A few issues have been thrown up this week though. The arsonist threatened the sacred open door policy of Ramsey Street. Despite a policeman imploring Steph and Toadie to "Lock all the doors and windows", they couldn't do it. With a lunatic on the loose, they left the back door open, in case a neighbour needed access to the smoothies. They also let a toddler and small child hang around the kitchen, unattended, in the middle of the night. Thankfully, the arsonist just tried to cuddle one of them, then ran away.

Unperturbed, Toadie continued to leave the back door unlocked, so the man who fooled a state-wide man-hunt, again, just wandered into the kitchen. With the room to himself, he picked his weapon wisely. A blunt pair of old scissors. Who wants a kitchen knife, when you could jab someone with a five inch long blunt object. Somehow, these managed to penetrate Steph's lung from only a small backlift, while his arm was gripped by Toadie's angry hand.

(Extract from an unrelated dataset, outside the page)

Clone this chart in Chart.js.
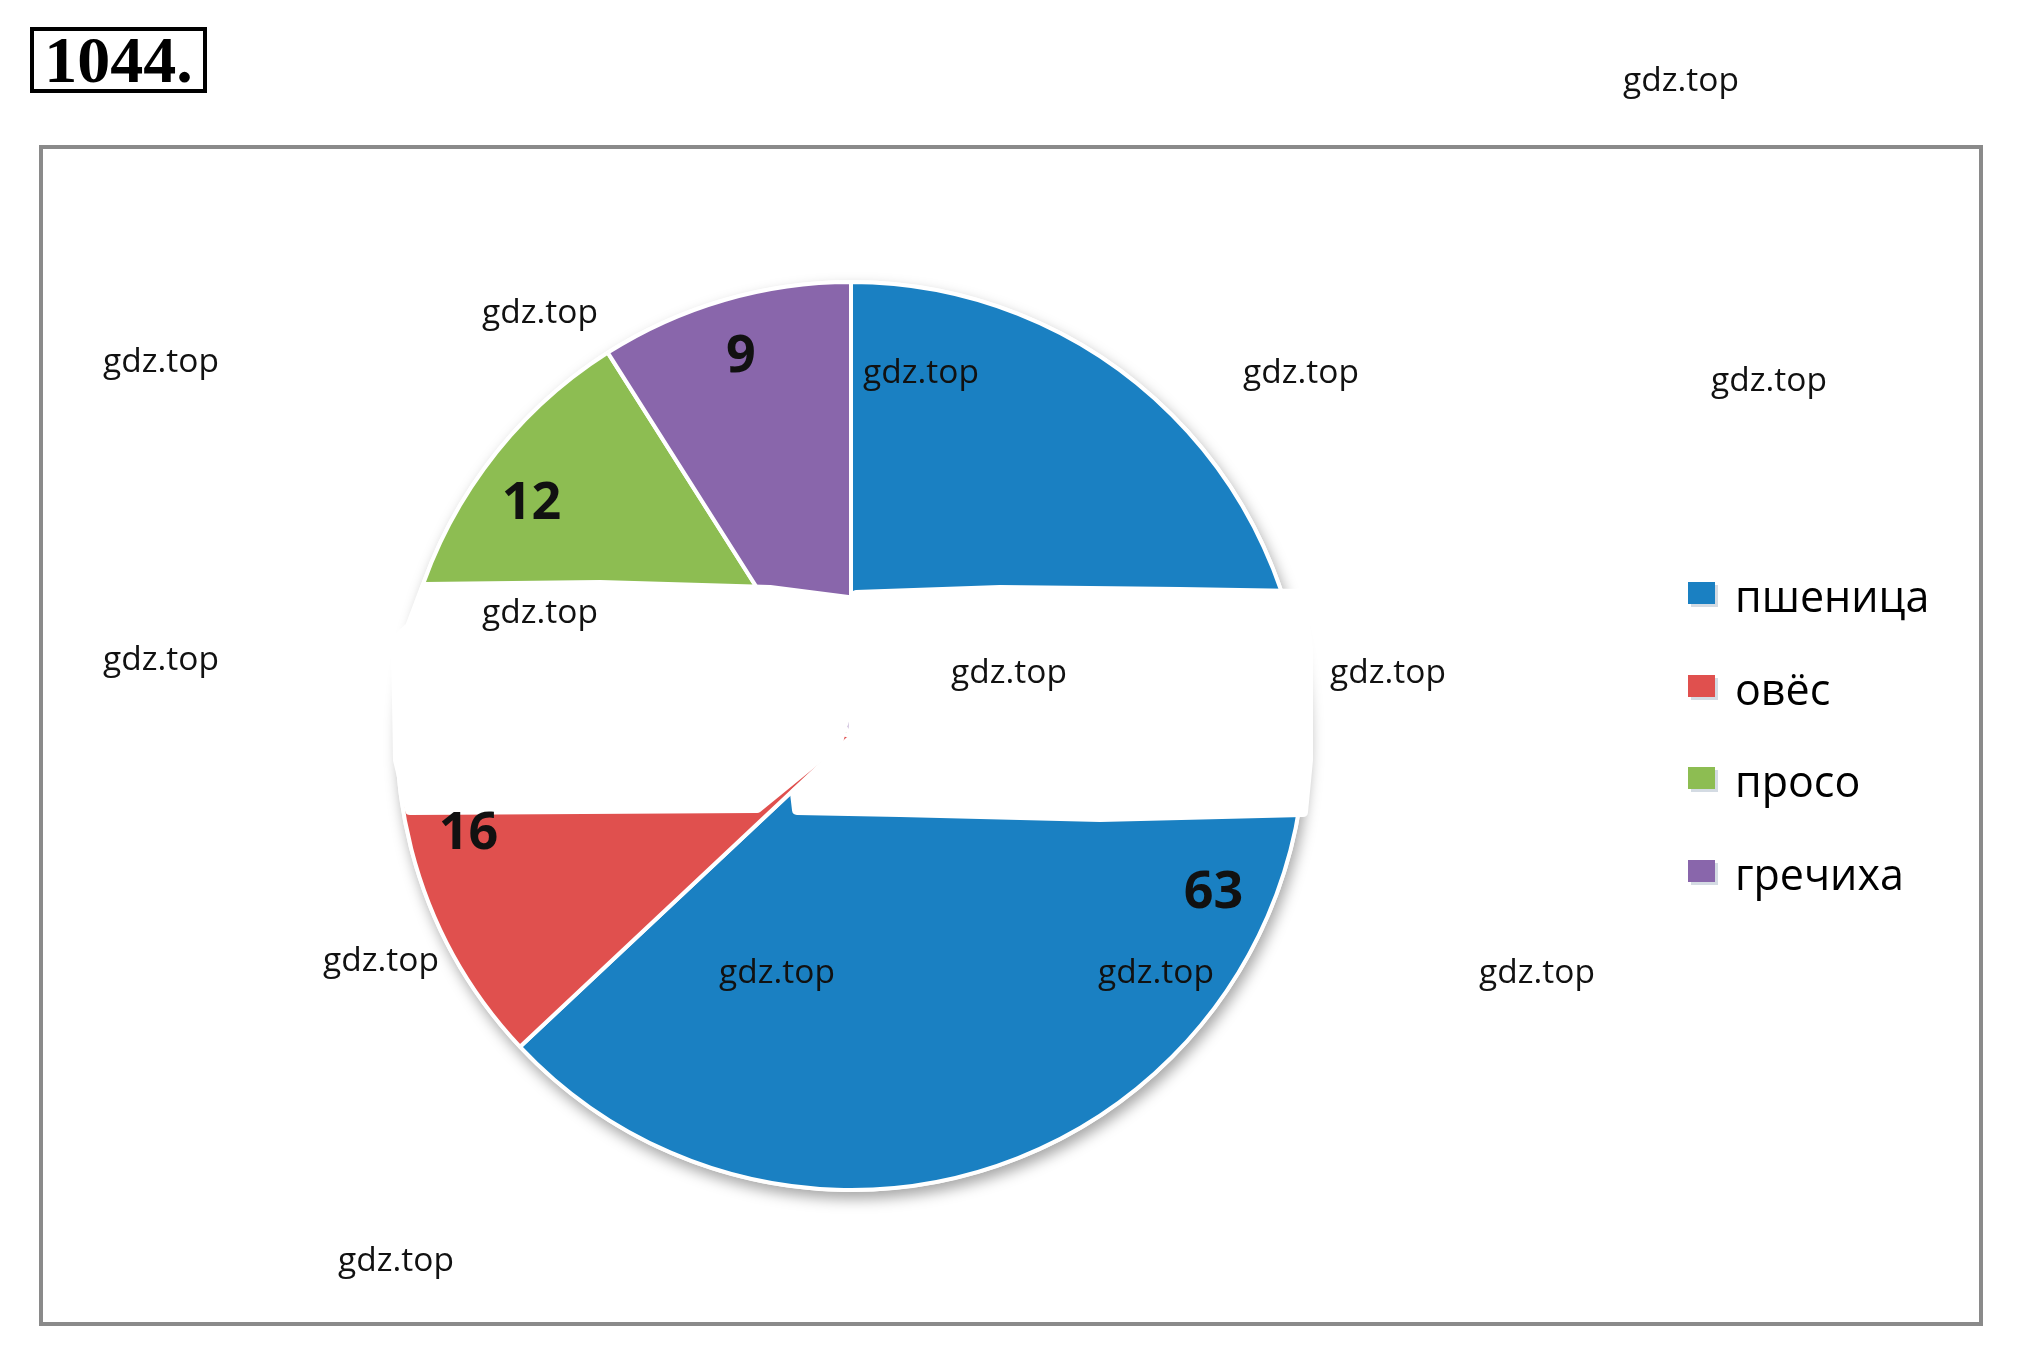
<!DOCTYPE html>
<html>
<head>
<meta charset="utf-8">
<script src="https://cdn.jsdelivr.net/npm/chart.js@4/dist/chart.umd.min.js"></script>
<style>
  html, body { margin: 0; padding: 0; background: #fff; }
  #page { position: relative; width: 2017px; height: 1346px; overflow: hidden; }
  #chart { position: absolute; left: 0; top: 0; }
  .num {
    position: absolute; left: 30px; top: 27px; width: 177px; height: 66px;
    box-sizing: border-box; border: 4px solid #000;
    font: bold 66px "Liberation Serif", serif; line-height: 58px; text-align: center;
  }
  .frame {
    position: absolute; left: 39px; top: 145px; width: 1944px; height: 1181px;
    box-sizing: border-box; border: 4px solid #8a8a8a;
  }
  .legend-row { position: absolute; left: 1688px; height: 43px; font: 43px "Open Sans", sans-serif; line-height: 43px; color: #000; }
  .legend-row .box { position: absolute; left: 0; top: 8px; width: 27px; height: 22px; box-shadow: 3px 3px 0 #d4dbe3; }
  .legend-row span { position: absolute; left: 47px; top: 0; white-space: nowrap; }
  .wm { position: absolute; font: 33.5px "Open Sans", sans-serif; color: #111; white-space: nowrap; transform: translate(-50%, -50%); }
</style>
</head>
<body>
<div id="page">
  <div class="num">1044.</div>
  <div class="frame"></div>
  <canvas id="chart" width="2017" height="1346"></canvas>
  <div id="legend"></div>
  <div id="marks"></div>
</div>
<script>
// ---------------- DATA ----------------
const crops = ["пшеница", "овёс", "просо", "гречиха"];
const shares = [63, 16, 12, 9];
const cropColors = ["#1a80c2", "#e0504e", "#8dbd52", "#8966ab"];

// watermark spots (page coords, centre of text)
const watermarkX = [1681, 161, 540, 921, 1301, 1769, 540, 161, 1009, 1388, 381, 777, 1156, 1537, 396];
const watermarkY = [78, 359, 310, 370, 370, 378, 610, 657, 670, 670, 958, 970, 970, 970, 1258];

// ---------------- PLUGINS ----------------
// soft shadow under the whole disc
const discShadow = {
    id: "discShadow",
    beforeDatasetsDraw(chart) {
        const arc = chart.getDatasetMeta(0).data[0];
        const ctx = chart.ctx;
        ctx.save();
        ctx.shadowColor = "rgba(0,0,0,0.35)";
        ctx.shadowBlur = 14;
        ctx.shadowOffsetX = 3;
        ctx.shadowOffsetY = 7;
        ctx.fillStyle = "#fff";
        ctx.beginPath();
        ctx.arc(arc.x, arc.y, arc.outerRadius + 2, 0, Math.PI * 2);
        ctx.fill();
        ctx.restore();
    }
};

// white erased bands across the middle + value labels
const overlay = {
    id: "overlay",
    afterDatasetsDraw(chart) {
        const meta = chart.getDatasetMeta(0);
        const cx = meta.data[0].x, cy = meta.data[0].y;
        const ctx = chart.ctx;

        const bands = [
            [[-426,-149],[-251,-151],[-81,-146],[-3,-136],[-1,-36],[-13,6],[-94,72],[-441,74],[-453,24],[-455,-96],[-441,-109]],
            [[5,-141],[149,-146],[329,-144],[449,-142],[457,-86],[457,24],[452,76],[249,81],[49,76],[-54,74],[-56,57],[2,6]]
        ];
        ctx.save();
        ctx.fillStyle = "#fff";
        ctx.lineJoin = "round";
        ctx.strokeStyle = "#fff";
        ctx.lineWidth = 10;
        bands.forEach(pts => {
            ctx.beginPath();
            pts.forEach((p, i) => i ? ctx.lineTo(cx + p[0], cy + p[1]) : ctx.moveTo(cx + p[0], cy + p[1]));
            ctx.closePath();
            ctx.fill();
            ctx.stroke();
        });
        ctx.restore();

        // numbers inside slices
        ctx.save();
        ctx.font = "bold 52px 'Open Sans', sans-serif";
        ctx.fillStyle = "#111";
        ctx.textAlign = "center";
        ctx.textBaseline = "middle";
        meta.data.forEach((arc, i) => {
            const mid = (arc.startAngle + arc.endAngle) / 2;
            const r = arc.outerRadius * 0.87;
            ctx.fillText(String(shares[i]), arc.x + Math.cos(mid) * r, arc.y + Math.sin(mid) * r);
        });
        ctx.restore();
    }
};

// ---------------- CHART ----------------
function initChart() {
    const ctx = document.getElementById("chart").getContext("2d");
    new Chart(ctx, {
        type: "pie",
        data: {
            labels: crops,
            datasets: [{
                data: shares,
                backgroundColor: cropColors,
                borderColor: "#fff",
                borderWidth: 4
            }]
        },
        options: {
            responsive: false,
            animation: false,
            events: [],
            layout: { padding: { left: 395, right: 710, top: 280, bottom: 154 } },
            plugins: {
                legend: { display: false },
                tooltip: { enabled: false }
            }
        },
        plugins: [discShadow, overlay]
    });
}

// ---------------- LEGEND ----------------
function buildLegend() {
    const holder = document.getElementById("legend");
    crops.forEach((name, i) => {
        const row = document.createElement("div");
        row.className = "legend-row";
        row.style.top = (574 + i * 92.5) + "px";
        row.innerHTML = '<div class="box" style="background:' + cropColors[i] + '"></div><span>' + name + '</span>';
        holder.appendChild(row);
    });
}

function buildWatermarks() {
    const holder = document.getElementById("marks");
    watermarkX.forEach((x, i) => {
        const d = document.createElement("div");
        d.className = "wm";
        d.style.left = x + "px";
        d.style.top = watermarkY[i] + "px";
        d.textContent = "gdz.top";
        holder.appendChild(d);
    });
}

initChart();
buildLegend();
buildWatermarks();
</script>
</body>
</html>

Oh, and Zeke saw Didge's fannaroonie.

12 Comments:

Blogger elwheelio said...

Neighbours sounds very good. I haven't seen it in ages. It's good to see it's tackling the big issues that affect all of our Antipodean cousins. I still think they should have more guest stars a la the pet shop boys and Clive James. I'd like to see an episode with Paul Hogan as Mick Dundee saving someone from that little pond outside of Lassiters.

9:26 AM  
Blogger Edward said...

Do you remember when Shane Warne was in Neighbours, as Shane Warne, and still had difficulty playing himself? Perhaps a pair of Playboy undies and a giant inflatable penis would have helped him ham up for the camera, like during the 2005 Ashes.

1:05 PM  
Blogger Steve Harmison said...

Yeah, that was great. I also remember when an Ash song was on heavy rotation on the soundtrack. It might've been "Oh yeah". The song pierced the fragile suspension of disbelief, and they never picked a familiar song again.

8:34 AM  
Blogger Edward said...

But for truly dire non-popular background Aussie soap music, what about the surf bands of Home and Away?

5:20 PM  
Blogger Steve Harmison said...

I never got into Home and Away. Not sure why, but it's one of my greatest regrets in life

5:50 AM  
Blogger Edward said...

You're a flaming galaar Iain.

Moreover, you make all those political posts, yet it is your observations about Neighbours which prompt the most debate.

6:11 AM  
Blogger Steve Harmison said...

well, by 'making' those posts, i just cut n paste em from emails i get. I figure, one day in the future, i might fancy re-reading them, but won't be arsed to check my emails.

4:18 AM  
Blogger Edward said...

That's sort of how David Bowie wrote his songs.

4:27 PM  
Blogger Steve Harmison said...

you know. TV concepts are made by a similar process, using the previous week's television guide. I miss tvgohome

6:23 AM  
Blogger Edward said...

I don't really watch enough TV Iain :(

In fact, my engagement with popular culture is surprisingly limited given I've been a student for the best part of a decade now.

9:45 AM  
Blogger Steve Harmison said...

you know, the second line of your interests starts:
dog tortoises dystopia cattle

6:46 PM  
Blogger Edward said...

That would be pretty dystopic, all told.